戦争がつくる女性像

 この本は、1995年に筑摩書房から出版された本の文庫版である。主に「主婦の友」が取上げられている。
 主婦の友は今年5月に休刊となった。主婦の友社のホームページでは、休刊についてこう紹介している。

『『主婦の友』休刊のごあいさつ
 大正6年の創刊以来、91年間にわたり、たくさんの方々に愛していただいた『主婦の友』は、今号をもって休刊いたします。

 91年というのは、人間でも相当な長命ですが、雑誌の場合、それ以上に驚異的な長寿といえます。戦前に創刊された雑誌で現在もつづいているものは、もはや数えるほどしかありません。

 それだけに、昔から『主婦の友』に親しまれた方も多く、今年2月半ば、ニュースで『主婦の友』の休刊がとりあげられて以来、全国のみなさまから、休刊を惜しむお便りやお電話をたくさんいただきました。
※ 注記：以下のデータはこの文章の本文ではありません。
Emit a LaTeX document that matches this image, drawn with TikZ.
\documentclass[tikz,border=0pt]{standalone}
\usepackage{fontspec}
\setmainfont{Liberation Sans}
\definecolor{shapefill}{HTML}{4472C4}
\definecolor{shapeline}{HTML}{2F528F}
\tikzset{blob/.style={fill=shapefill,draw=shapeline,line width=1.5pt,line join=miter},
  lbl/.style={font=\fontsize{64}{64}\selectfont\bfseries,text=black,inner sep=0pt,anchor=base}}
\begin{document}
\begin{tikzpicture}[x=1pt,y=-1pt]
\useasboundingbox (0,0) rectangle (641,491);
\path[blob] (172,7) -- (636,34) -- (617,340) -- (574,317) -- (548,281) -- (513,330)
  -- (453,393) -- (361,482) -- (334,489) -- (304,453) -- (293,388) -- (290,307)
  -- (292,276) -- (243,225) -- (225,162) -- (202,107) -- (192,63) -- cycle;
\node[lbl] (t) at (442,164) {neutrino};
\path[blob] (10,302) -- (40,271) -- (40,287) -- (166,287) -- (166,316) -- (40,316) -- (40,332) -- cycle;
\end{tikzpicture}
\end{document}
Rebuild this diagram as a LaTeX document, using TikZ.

なかには、ぼろぼろになるまで読み、たいせつにとっておいたという戦前の『主婦の友』のコピーを送ってくださった方もいました。

 テレビもインターネットもない時代、実用記事だけでなく、娯楽や教養まで盛り込んだ文字通り婦人総合誌であった時代に、家庭を守る主婦にとって、『主婦の友』がいかに大きなものであったか、当時のバックナンバーの数々を読んで、あらためてそう思いました。

 平成5年(1993年)、いわゆる婦人誌から、暮らしに直結する生活応援誌に誌面刷新したあとも、毎日の生活を前向きに楽しむことのおもしろさ、家族を思う気持ちのたいせつさ、主婦として頑張ることのすばらしさを伝えつづけてまいりました。

 時代の空気も、女性の意識も、91年の間に大きく変化しましたが、「家庭の幸福と女性の地位の向上」という創業者・石川武美の掲げた理念のもと、それぞれの時代で、みなさまの暮らしのお役に立てたのではないかと自負しております。『主婦の友』は休刊しますが、これは、新たなスタートを切るための始まりだと、私は思っています。これからも、女性がより豊かに、より快適に、楽しい生活を送るための雑誌をお届けすることが、91年もの長い間支えてくださったみなさまへの恩返しです。

 ご愛読くださった全国のみなさま、誌面にご登場いただいたすべての方々、寄稿いただいた先生方、そして、カメラマン、ライター、デザイナーほか、お力添えをいただいたスタッフのみなさまに、心から御礼申し上げます。

 なお、新年特大号付録の「おかず家計簿」につきましては、長年お使いいただいているみなさまに、引き続きご愛用いただけますよう、今年秋に単品での発売を計画しております。

 最後にもう一度、ほんとうにありがとうございました。

平成20年5月1日
主婦の友』編集長
金塚方也』

 主婦の友は、戦前・戦後を通じて一番よく読まれた婦人雑誌であった。著者は、「第二次世界大戦中(1939年〜1945年)に、日本軍部が、女性を戦争システム(戦時体制)の中でどのような役割を果たすべきものとして位置づけていたか。また、その役割へと女性大集を動員するために、どのようなプロパガンダをおこなったかという問題を、戦時中に流布していたマスメディアにおけるイメージをとおしてあきらかにしよう」としている。
 多くの表紙絵に登場してくる女性の姿から、そのまま敗戦につながざるを得ない状況が浮かびでてくる。戦争においては、家父長制度の中で、女性は『「一旦緩急あれば」、女性は常に「強さ」が要請される。それは男性不在の際の家庭においてであり、同時に戦時である。その強さは限定を持っている。伝統的な男女枠内にとどまっており、この境界を侵さない事、」また、その強さは非常時においてはむしろ積極的に要求される。』としている。戦争は、女性の人格否定・権利否定の最たるものといえよう。
 どこの国でも、戦争中の女性の果たす役割は、「第一に『母性』(戦闘員を産みかつ育てること)である。第二に、補助的労働力となることである。第三に、それは戦争を応援する『チアリ−ダー』である。 と規定している。表紙絵からは『戦争に行け』と言い続けるチアリーダーの声が伝わってくる。